+++ Excerpted records
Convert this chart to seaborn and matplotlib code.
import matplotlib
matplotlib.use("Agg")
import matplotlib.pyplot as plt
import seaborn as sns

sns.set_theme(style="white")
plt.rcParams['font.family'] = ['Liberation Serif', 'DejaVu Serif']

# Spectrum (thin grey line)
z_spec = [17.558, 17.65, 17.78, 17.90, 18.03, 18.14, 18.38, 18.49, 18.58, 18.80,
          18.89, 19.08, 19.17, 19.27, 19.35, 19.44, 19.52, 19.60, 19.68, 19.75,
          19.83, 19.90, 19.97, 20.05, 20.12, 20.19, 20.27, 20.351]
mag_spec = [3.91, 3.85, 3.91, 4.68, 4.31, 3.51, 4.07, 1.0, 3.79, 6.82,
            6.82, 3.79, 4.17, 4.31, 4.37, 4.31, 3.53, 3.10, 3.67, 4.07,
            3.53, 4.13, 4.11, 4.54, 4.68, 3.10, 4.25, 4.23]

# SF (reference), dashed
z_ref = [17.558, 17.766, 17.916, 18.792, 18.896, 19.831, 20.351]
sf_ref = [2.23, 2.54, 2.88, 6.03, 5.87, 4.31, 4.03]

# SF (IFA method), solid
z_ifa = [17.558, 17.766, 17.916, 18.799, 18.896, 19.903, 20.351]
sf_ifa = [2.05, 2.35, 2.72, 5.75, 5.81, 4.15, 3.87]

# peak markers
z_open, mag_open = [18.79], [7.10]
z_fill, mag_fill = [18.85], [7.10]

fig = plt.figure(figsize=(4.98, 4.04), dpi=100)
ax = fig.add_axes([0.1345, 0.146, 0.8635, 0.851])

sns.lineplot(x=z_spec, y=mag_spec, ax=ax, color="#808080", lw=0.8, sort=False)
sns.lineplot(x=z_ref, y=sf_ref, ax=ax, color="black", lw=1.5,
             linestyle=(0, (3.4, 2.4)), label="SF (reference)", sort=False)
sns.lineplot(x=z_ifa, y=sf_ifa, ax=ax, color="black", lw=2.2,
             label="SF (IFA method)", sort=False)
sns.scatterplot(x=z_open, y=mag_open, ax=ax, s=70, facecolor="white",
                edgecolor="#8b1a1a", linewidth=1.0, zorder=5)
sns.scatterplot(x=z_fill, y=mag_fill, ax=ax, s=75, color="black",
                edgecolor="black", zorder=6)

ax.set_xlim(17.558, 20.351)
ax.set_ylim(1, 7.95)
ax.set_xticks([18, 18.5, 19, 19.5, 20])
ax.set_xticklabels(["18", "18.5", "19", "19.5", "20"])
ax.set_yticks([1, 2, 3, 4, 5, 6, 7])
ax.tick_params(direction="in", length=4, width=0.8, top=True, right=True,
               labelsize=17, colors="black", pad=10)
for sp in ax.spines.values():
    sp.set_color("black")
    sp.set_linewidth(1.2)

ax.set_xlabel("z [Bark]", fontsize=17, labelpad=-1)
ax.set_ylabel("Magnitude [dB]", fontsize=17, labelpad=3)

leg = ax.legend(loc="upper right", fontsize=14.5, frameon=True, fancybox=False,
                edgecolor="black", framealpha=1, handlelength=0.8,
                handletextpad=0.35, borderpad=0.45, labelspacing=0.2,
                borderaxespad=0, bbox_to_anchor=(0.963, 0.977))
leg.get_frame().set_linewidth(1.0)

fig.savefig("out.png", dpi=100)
++++++
+++ Excerpted records
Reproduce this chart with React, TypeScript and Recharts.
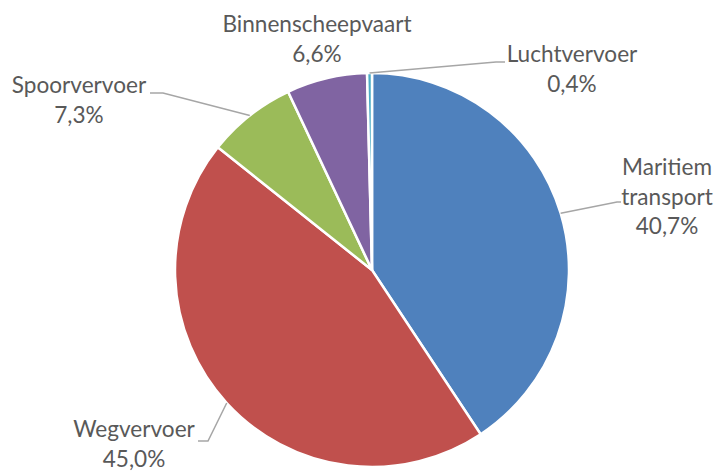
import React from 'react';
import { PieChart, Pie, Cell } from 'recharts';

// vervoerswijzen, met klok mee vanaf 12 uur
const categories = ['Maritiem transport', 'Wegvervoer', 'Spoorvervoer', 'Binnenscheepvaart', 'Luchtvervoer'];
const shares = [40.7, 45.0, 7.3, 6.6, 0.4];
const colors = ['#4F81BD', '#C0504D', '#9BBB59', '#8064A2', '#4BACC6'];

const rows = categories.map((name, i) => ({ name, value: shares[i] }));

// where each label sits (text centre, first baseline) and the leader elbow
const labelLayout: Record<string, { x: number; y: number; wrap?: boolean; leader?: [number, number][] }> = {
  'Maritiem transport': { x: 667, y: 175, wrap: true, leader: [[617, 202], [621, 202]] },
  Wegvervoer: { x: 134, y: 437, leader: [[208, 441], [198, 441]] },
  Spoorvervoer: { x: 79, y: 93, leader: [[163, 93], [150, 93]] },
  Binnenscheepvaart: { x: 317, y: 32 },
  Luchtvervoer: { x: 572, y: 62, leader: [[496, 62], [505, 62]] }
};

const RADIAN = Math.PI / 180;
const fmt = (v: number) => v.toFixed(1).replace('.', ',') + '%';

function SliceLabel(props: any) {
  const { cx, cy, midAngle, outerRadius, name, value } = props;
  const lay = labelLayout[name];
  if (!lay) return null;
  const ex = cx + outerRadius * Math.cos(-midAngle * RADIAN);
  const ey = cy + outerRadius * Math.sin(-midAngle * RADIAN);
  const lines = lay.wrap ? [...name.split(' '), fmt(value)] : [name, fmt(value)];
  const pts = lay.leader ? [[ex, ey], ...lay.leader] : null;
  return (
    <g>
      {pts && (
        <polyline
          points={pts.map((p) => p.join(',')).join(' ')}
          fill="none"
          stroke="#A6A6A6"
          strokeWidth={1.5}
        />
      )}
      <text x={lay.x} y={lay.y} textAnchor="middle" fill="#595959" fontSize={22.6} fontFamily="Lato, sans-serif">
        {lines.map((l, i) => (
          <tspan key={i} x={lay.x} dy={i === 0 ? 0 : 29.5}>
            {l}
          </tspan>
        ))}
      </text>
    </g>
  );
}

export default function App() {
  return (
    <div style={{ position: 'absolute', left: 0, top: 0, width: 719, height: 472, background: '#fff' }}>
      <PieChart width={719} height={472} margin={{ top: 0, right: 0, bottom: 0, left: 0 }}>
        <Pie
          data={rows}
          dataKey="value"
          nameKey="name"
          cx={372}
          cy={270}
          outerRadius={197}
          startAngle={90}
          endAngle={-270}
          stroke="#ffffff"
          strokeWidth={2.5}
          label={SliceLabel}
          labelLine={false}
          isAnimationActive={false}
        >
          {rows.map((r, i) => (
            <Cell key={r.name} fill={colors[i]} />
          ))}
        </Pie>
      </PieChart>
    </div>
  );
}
++++++
+++ Excerpted records
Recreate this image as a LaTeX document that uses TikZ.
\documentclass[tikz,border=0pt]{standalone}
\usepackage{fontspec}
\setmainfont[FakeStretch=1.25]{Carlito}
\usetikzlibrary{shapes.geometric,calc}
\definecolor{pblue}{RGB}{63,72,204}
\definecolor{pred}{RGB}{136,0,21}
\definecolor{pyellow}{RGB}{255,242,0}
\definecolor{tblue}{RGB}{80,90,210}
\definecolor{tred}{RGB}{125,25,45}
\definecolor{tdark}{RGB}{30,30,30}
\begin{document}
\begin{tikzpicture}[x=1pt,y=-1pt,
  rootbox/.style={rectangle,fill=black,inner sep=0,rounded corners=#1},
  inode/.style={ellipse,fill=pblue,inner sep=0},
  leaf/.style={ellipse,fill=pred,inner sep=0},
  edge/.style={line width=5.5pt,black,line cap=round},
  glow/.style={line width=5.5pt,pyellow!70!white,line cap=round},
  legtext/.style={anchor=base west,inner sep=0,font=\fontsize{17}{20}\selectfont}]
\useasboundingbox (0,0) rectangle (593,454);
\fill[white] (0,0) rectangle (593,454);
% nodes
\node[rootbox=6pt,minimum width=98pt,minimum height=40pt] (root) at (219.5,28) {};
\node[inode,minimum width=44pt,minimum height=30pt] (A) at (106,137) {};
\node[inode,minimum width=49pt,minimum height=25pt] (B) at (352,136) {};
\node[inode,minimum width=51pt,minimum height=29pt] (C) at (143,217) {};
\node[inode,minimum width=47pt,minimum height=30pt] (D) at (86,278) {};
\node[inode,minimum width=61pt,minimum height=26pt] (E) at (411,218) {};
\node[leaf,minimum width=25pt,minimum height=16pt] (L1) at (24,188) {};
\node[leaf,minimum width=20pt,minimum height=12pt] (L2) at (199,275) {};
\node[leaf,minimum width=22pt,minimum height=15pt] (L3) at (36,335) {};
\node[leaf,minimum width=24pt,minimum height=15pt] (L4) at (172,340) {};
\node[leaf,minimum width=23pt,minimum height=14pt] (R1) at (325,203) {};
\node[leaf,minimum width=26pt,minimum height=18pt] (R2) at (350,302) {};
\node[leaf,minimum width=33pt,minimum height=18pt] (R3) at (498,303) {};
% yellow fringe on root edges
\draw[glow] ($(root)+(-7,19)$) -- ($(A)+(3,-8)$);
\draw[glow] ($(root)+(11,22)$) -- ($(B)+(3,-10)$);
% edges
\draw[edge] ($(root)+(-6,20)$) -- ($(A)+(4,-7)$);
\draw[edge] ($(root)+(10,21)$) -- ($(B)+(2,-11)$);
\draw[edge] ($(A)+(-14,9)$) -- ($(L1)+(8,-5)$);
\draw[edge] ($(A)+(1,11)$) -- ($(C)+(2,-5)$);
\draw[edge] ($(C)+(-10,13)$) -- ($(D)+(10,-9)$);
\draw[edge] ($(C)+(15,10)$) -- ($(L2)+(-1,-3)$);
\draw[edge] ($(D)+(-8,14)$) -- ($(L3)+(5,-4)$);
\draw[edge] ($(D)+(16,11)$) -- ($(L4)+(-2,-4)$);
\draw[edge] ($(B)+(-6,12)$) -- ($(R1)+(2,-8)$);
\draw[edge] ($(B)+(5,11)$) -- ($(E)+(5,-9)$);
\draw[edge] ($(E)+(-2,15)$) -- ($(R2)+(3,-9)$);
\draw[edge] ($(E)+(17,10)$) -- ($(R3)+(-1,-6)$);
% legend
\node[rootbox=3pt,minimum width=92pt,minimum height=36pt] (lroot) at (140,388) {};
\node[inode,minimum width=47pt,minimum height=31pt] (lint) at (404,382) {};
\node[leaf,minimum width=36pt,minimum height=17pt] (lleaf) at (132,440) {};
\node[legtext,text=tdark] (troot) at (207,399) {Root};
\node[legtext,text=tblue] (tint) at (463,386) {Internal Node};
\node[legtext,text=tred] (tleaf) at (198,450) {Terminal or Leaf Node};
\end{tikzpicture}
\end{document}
++++++
**What the task requires**
Your job is to reproduce the lines from the one with "Reproduce this chart" through the one with "PieChart, Pie, Cell", both kept, exactly as they are. Leave out the pictures.

**Exercise solution**
Reproduce this chart with React, TypeScript and Recharts.
import React from 'react';
import { PieChart, Pie, Cell } from 'recharts';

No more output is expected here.